Y la India parece evocar (y llevar a otro artículo) el otro país también antaño símbolo de pluralismo y tolerancia y hoy víctima de luchas fratricidas: ese Líbano cuna de Abrahán, como señala el autor; ese Líbano cuyos cedros reflejan en tantas páginas de la Biblia el don de Dios: por su altura y majestad, porque sus hojas crecen muy juntas y su madera era la mejor para navegar; ese Líbano tan hospitalario y acogedor que comenzó a estropearse por la política del sionismo a lo Netanyahu que visibiliza hoy una de las mayores encarnaciones de la “antifraternidad”.

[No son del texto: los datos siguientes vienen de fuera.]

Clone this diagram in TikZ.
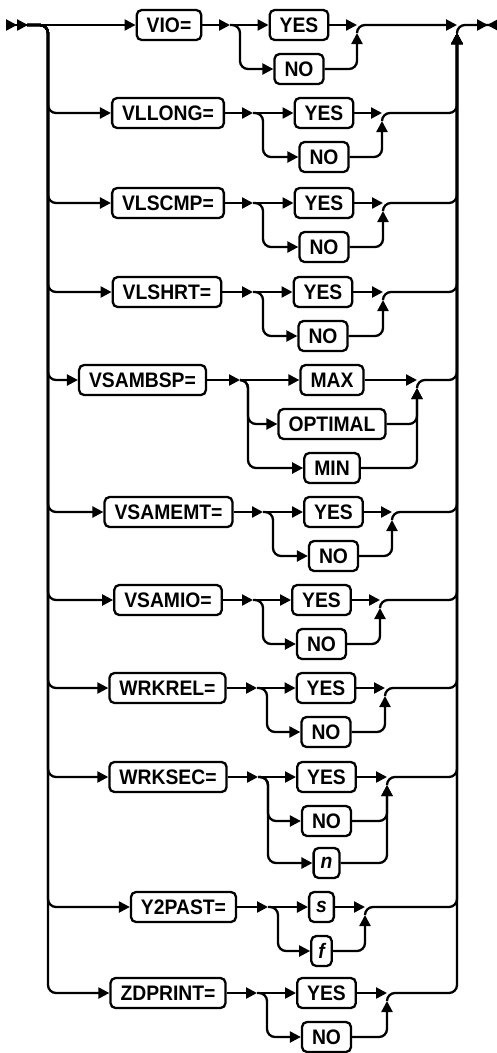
\documentclass[tikz,border=0pt]{standalone}
\usepackage{fontspec}
\setmainfont{Liberation Sans}[FakeStretch=0.92]
\usetikzlibrary{arrows.meta}

\begin{document}
\begin{tikzpicture}[x=1pt, y=-1pt, node distance=44pt, line width=2.3pt]
    % Styles
    \tikzstyle{keyword} = [rectangle, draw, rounded corners=5pt, inner xsep=10pt,
        inner ysep=0pt, minimum height=30pt, font=\fontsize{21}{25}\selectfont\bfseries]
    \tikzstyle{choice} = [keyword]
    \tikzstyle{italicbox} = [keyword, inner xsep=7pt, font=\fontsize{21}{25}\selectfont\bfseries\itshape]
    \tikzstyle{arrow} = [-{Triangle[length=11pt, width=11pt]}]
    \tikzstyle{track} = [arrow, rounded corners=8pt]

    \useasboundingbox (0,0) rectangle (497,1053);

    % === MAIN LINE ===
    \coordinate (origin) at (7,25);
    \coordinate (begin) at (27,25);
    \coordinate (lrail) at (48,25);
    \coordinate (rrail) at (457,25);
    \coordinate (rtip) at (457,33);
    \coordinate (finish) at (498,25);

    % === VIO= (on the main line) ===
    \node [keyword] (vio) at (169,25) {VIO=};
    \node [choice] (vioyes) at (299,25) {YES};
    \node [choice, below of=vioyes] (viono) {NO};
    \coordinate (viomark) at (230,25);
    \coordinate (viojoin) at (357,25);
    \draw [{Triangle[length=11pt, width=11pt, reversed, sep=-1pt] Triangle[length=11pt, width=11pt, reversed, sep=0pt]}-{Triangle[length=11pt, width=11pt]}] (origin) -- (vio);
    \draw [arrow] (vio) -- (viomark);
    \draw [arrow] (viomark) -- (vioyes);
    \draw [track] (viomark) -- ([xshift=10pt]viomark) |- (viono);
    \draw [arrow] (vioyes) -- (viojoin);
    \draw [track] (viono) -| ([yshift=-8pt]viojoin);
    \draw [track] ([yshift=-8pt]viojoin) |- (rrail);
    \draw [rounded corners=8pt, -{Triangle[length=11pt, width=11pt, sep=-1pt] Triangle[length=11pt, width=11pt, reversed, sep=0pt]}] (rtip) |- (finish);

    % === VLLONG= ===
    \node [keyword] (vllong) at (168,113) {VLLONG=};
    \node [choice] (vllongyes) at (324,113) {YES};
    \node [choice, below of=vllongyes] (vllongno) {NO};
    \coordinate (vllongmark) at (253,113);
    \coordinate (vllongjoin) at (382,113);
    \draw [track] (begin) -| (lrail |- vllong) -- (vllong);
    \draw [arrow] (vllong) -- (vllongmark);
    \draw [arrow] (vllongmark) -- (vllongyes);
    \draw [track] (vllongmark) -- ([xshift=10pt]vllongmark) |- (vllongno);
    \draw [arrow] (vllongyes) -- (vllongjoin);
    \draw [track] (vllongno) -| ([yshift=-8pt]vllongjoin);
    \draw [track] ([yshift=-8pt]vllongjoin) |- (rrail |- vllong) -- (rtip);

    % === VLSCMP= ===
    \node [keyword] (vlscmp) at (168,203) {VLSCMP=};
    \node [choice] (vlscmpyes) at (324,203) {YES};
    \node [choice, below of=vlscmpyes] (vlscmpno) {NO};
    \coordinate (vlscmpmark) at (253,203);
    \coordinate (vlscmpjoin) at (383,203);
    \draw [track] (begin) -| (lrail |- vlscmp) -- (vlscmp);
    \draw [arrow] (vlscmp) -- (vlscmpmark);
    \draw [arrow] (vlscmpmark) -- (vlscmpyes);
    \draw [track] (vlscmpmark) -- ([xshift=10pt]vlscmpmark) |- (vlscmpno);
    \draw [arrow] (vlscmpyes) -- (vlscmpjoin);
    \draw [track] (vlscmpno) -| ([yshift=-8pt]vlscmpjoin);
    \draw [track] ([yshift=-8pt]vlscmpjoin) |- (rrail |- vlscmp) -- (rtip);

    % === VLSHRT= ===
    \node [keyword] (vlshrt) at (167,292) {VLSHRT=};
    \node [choice] (vlshrtyes) at (323,292) {YES};
    \node [choice, below of=vlshrtyes] (vlshrtno) {NO};
    \coordinate (vlshrtmark) at (253,292);
    \coordinate (vlshrtjoin) at (383,292);
    \draw [track] (begin) -| (lrail |- vlshrt) -- (vlshrt);
    \draw [arrow] (vlshrt) -- (vlshrtmark);
    \draw [arrow] (vlshrtmark) -- (vlshrtyes);
    \draw [track] (vlshrtmark) -- ([xshift=10pt]vlshrtmark) |- (vlshrtno);
    \draw [arrow] (vlshrtyes) -- (vlshrtjoin);
    \draw [track] (vlshrtno) -| ([yshift=-8pt]vlshrtjoin);
    \draw [track] ([yshift=-8pt]vlshrtjoin) |- (rrail |- vlshrt) -- (rtip);

    % === VSAMBSP= ===
    \node [keyword] (vsambsp) at (142.5,380) {VSAMBSP=};
    \node [choice] (vsambspmax) at (332,380) {MAX};
    \node [choice, below of=vsambspmax] (vsambspopt) {OPTIMAL};
    \node [choice, below of=vsambspopt] (vsambspmin) {MIN};
    \coordinate (vsambspmark) at (240,380);
    \coordinate (vsambspjoin) at (417,380);
    \draw [track] (begin) -| (lrail |- vsambsp) -- (vsambsp);
    \draw [arrow] (vsambsp) -- (vsambspmark);
    \draw [arrow] (vsambspmark) -- (vsambspmax);
    \draw [track] (vsambspmark) -- ([xshift=8pt]vsambspmark) |- (vsambspopt);
    \draw [track] (vsambspmark) -- ([xshift=8pt]vsambspmark) |- (vsambspmin);
    \draw [arrow] (vsambspmax) -- (vsambspjoin);
    \draw [track] (vsambspopt) -| ([yshift=-8pt]vsambspjoin);
    \draw [track] (vsambspmin) -| ([yshift=-8pt]vsambspjoin);
    \draw [track] ([yshift=-8pt]vsambspjoin) |- (rrail |- vsambsp) -- (rtip);

    % === VSAMEMT= ===
    \node [keyword] (vsamemt) at (168.5,512) {VSAMEMT=};
    \node [choice] (vsamemtyes) at (333.5,512) {YES};
    \node [choice, below of=vsamemtyes] (vsamemtno) {NO};
    \coordinate (vsamemtmark) at (263,512);
    \coordinate (vsamemtjoin) at (392,512);
    \draw [track] (begin) -| (lrail |- vsamemt) -- (vsamemt);
    \draw [arrow] (vsamemt) -- (vsamemtmark);
    \draw [arrow] (vsamemtmark) -- (vsamemtyes);
    \draw [track] (vsamemtmark) -- ([xshift=10pt]vsamemtmark) |- (vsamemtno);
    \draw [arrow] (vsamemtyes) -- (vsamemtjoin);
    \draw [track] (vsamemtno) -| ([yshift=-8pt]vsamemtjoin);
    \draw [track] ([yshift=-8pt]vsamemtjoin) |- (rrail |- vsamemt) -- (rtip);

    % === VSAMIO= ===
    \node [keyword] (vsamio) at (168,600) {VSAMIO=};
    \node [choice] (vsamioyes) at (321.5,600) {YES};
    \node [choice, below of=vsamioyes] (vsamiono) {NO};
    \coordinate (vsamiomark) at (253,600);
    \coordinate (vsamiojoin) at (380,600);
    \draw [track] (begin) -| (lrail |- vsamio) -- (vsamio);
    \draw [arrow] (vsamio) -- (vsamiomark);
    \draw [arrow] (vsamiomark) -- (vsamioyes);
    \draw [track] (vsamiomark) -- ([xshift=10pt]vsamiomark) |- (vsamiono);
    \draw [arrow] (vsamioyes) -- (vsamiojoin);
    \draw [track] (vsamiono) -| ([yshift=-8pt]vsamiojoin);
    \draw [track] ([yshift=-8pt]vsamiojoin) |- (rrail |- vsamio) -- (rtip);

    % === WRKREL= ===
    \node [keyword] (wrkrel) at (167.5,688) {WRKREL=};
    \node [choice] (wrkrelyes) at (326,688) {YES};
    \node [choice, below of=wrkrelyes] (wrkrelno) {NO};
    \coordinate (wrkrelmark) at (257,688);
    \coordinate (wrkreljoin) at (385,688);
    \draw [track] (begin) -| (lrail |- wrkrel) -- (wrkrel);
    \draw [arrow] (wrkrel) -- (wrkrelmark);
    \draw [arrow] (wrkrelmark) -- (wrkrelyes);
    \draw [track] (wrkrelmark) -- ([xshift=10pt]wrkrelmark) |- (wrkrelno);
    \draw [arrow] (wrkrelyes) -- (wrkreljoin);
    \draw [track] (wrkrelno) -| ([yshift=-8pt]wrkreljoin);
    \draw [track] ([yshift=-8pt]wrkreljoin) |- (rrail |- wrkrel) -- (rtip);

    % === WRKSEC= ===
    \node [keyword] (wrksec) at (168,777) {WRKSEC=};
    \node [choice] (wrksecyes) at (326.5,777) {YES};
    \node [choice, below of=wrksecyes] (wrksecno) {NO};
    \node [italicbox, below of=wrksecno, node distance=42pt] (wrksecn) {n};
    \coordinate (wrksecmark) at (258,777);
    \coordinate (wrksecjoin) at (387,777);
    \draw [track] (begin) -| (lrail |- wrksec) -- (wrksec);
    \draw [arrow] (wrksec) -- (wrksecmark);
    \draw [arrow] (wrksecmark) -- (wrksecyes);
    \draw [track] (wrksecmark) -- ([xshift=10pt]wrksecmark) |- (wrksecno);
    \draw [track] (wrksecmark) -- ([xshift=10pt]wrksecmark) |- (wrksecn);
    \draw [arrow] (wrksecyes) -- (wrksecjoin);
    \draw [track] (wrksecno) -| ([yshift=-8pt]wrksecjoin);
    \draw [track] (wrksecn) -| ([yshift=-8pt]wrksecjoin);
    \draw [track] ([yshift=-8pt]wrksecjoin) |- (rrail |- wrksec) -- (rtip);

    % === Y2PAST= ===
    \node [keyword] (ypast) at (183.5,907) {Y2PAST=};
    \node [italicbox] (ypasts) at (321.5,907) {s};
    \node [italicbox, below of=ypasts] (ypastf) {f};
    \coordinate (ypastmark) at (268,907);
    \coordinate (ypastjoin) at (365,907);
    \draw [track] (begin) -| (lrail |- ypast) -- (ypast);
    \draw [arrow] (ypast) -- (ypastmark);
    \draw [arrow] (ypastmark) -- (ypasts);
    \draw [track] (ypastmark) -- ([xshift=10pt]ypastmark) |- (ypastf);
    \draw [arrow] (ypasts) -- (ypastjoin);
    \draw [track] (ypastf) -| ([yshift=-8pt]ypastjoin);
    \draw [track] ([yshift=-8pt]ypastjoin) |- (rrail |- ypast) -- (rtip);

    % === ZDPRINT= ===
    \node [keyword] (zdprint) at (168,993) {ZDPRINT=};
    \node [choice] (zdprintyes) at (326.5,993) {YES};
    \node [choice, below of=zdprintyes] (zdprintno) {NO};
    \coordinate (zdprintmark) at (257,993);
    \coordinate (zdprintjoin) at (387,993);
    \draw [track] (begin) -| (lrail |- zdprint) -- (zdprint);
    \draw [arrow] (zdprint) -- (zdprintmark);
    \draw [arrow] (zdprintmark) -- (zdprintyes);
    \draw [track] (zdprintmark) -- ([xshift=10pt]zdprintmark) |- (zdprintno);
    \draw [arrow] (zdprintyes) -- (zdprintjoin);
    \draw [track] (zdprintno) -| ([yshift=-8pt]zdprintjoin);
    \draw [track] ([yshift=-8pt]zdprintjoin) |- (rrail |- zdprint) -- (rtip);
\end{tikzpicture}
\end{document}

Si, para terminar, se me pidiera una aportación personal o una palabra crítica, me atrevería a sugerir la falta de un epílogo sobre el gran símbolo cristiano de la fraternidad: la eucaristía que quizás hemos convertido en nuestro “Korbán” (Mc 7,11) personal y actual, cayendo nosotros también en la crítica de Jesús: dejar de dar a Dios el culto que Él quiere, para atenernos a “venerables tradiciones” humanas. Sugeriré este epílogo con otros versos provocadores del obispo Casaldáliga:



La eucaristía
que no es mesa
Acaba siendo
pura blasfemia.

Y cerraremos esa sugerencia comparando esos versos de Casaldáliga con los otros de Atahualpa Yupanqui:



Hay cosas en este mundo
más importantes que Dios:
que un hombre no escupa sangre
pa que otros vivan mejor.

Ya en 1972, en uno de mis primeros escritos, llegué a la conclusión de que esos versos del poeta argentino pueden significar para un ateo honesto lo que él se dice a sí mismo. Pero para un cristiano deberían significar lo que el Dios de Jesús le dice al revelarse. Y quien tema que eso es un camino para perder a Dios, piense que quizá es más bien el mejor camino para encontrarlo; y pregúntese si ese Dios que teme perder es, como avisaba san Pablo, locura para los hombres “sabios” y escándalo para los “religiosos”.

Desde ahí se comprende que el “memorial” de Jesús, que garantiza su presencia real entre nosotros, es ese doble gesto que transforma las relaciones humanas: compartir la necesidad (pan) y comunicar la alegría (vino), y que permite cerrar este prólogo con la misma palabra con que lo abrimos y que puede ser el mejor resumen de la encíclica de Francisco: fraternura.

Ahí está todo. Por eso creo mejor retirarme ya, diciendo simplemente al lector: este es el menú del convite de Dios. Comienza por donde quieras, pero procura no perderte ningún plato: porque “el vino mejor” quizá lo encuentres cuando menos lo esperas.